It’s not all Doom and gloom – heartening study shows almost half of LGBT+ gamers find friends online

LGBT+ gamers

A new study suggests 47 per cent of LGBT+ gamers find friendship when playing online multiplayer games like shooters, and even fighting games. 

It’s certainly a more positive take, when LGBT+ representation in games is so poor and so many streamers are victims of hate raids on Twitch.

The new study comes from market research agency Synchronix Research who surveyed the gaming habits of players in the UK aged 16 – 64. 

A total of 1,007 adults were surveyed, of which 102 identified as LGBT+.

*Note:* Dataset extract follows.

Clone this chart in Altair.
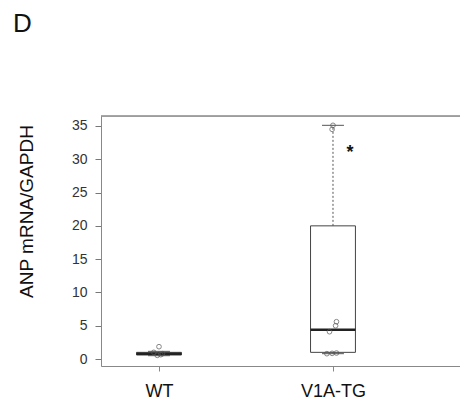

As well as using games to make friends, 36 per cent of the LGBT+ respondents appreciated the social interaction gaming brings.

It’s not all positive though, as 40 per cent report encountering homophobia while gaming online and 12 per cent report transphobia. 

As a result, 33 per cent conceal their sexuality while playing online multiplayer games.

In response to toxic behaviour, 37 per cent report to moderators, while 20 per cent will directly challenge offenders and 22 per cent boycotted after a negative experience.

Sadly, 44 per cent of LGBT+ respondents simply ignore the problem, unfortunately in-line with gamers generally.

That said, LGBT+ players aren’t deterred from gaming online or actively taking part in the gaming community: almost 60 per cent will rate, discuss or review a game within three months of release.

“The gaming community is a diverse community and LGBTQ players are fully part of it, with 60% of LGBTQ adults playing every week,” says Paul Watts, Director of Synchronix Research.

“Gaming brings more positives than negatives for LGBTQ players with many clearly enjoying the social interaction and the friendship it can bring. However, it is sad to see that over one in three have encountered homophobia and this may well explain why a similar proportion choose to remain in the closet online.”

LGBT+ players are most like to play casual games (39 per cent), shooters (31 per cent), life simulations (29 per cent), fighting games (28 per cent), and survival games (27 per cent).

This is similar to the general population, though LGBT+ players are less likely to enjoy sports games.

Predictably, 42 per cent of LGBT+ players would like to see more queer characters in games. In fact, LGBT+ players are most likely to want more diverse representation overall.

Lastly, 31 per cent of LGBT+ players want more horror games. It seems playing Dead by Daylight on repeat isn’t enough.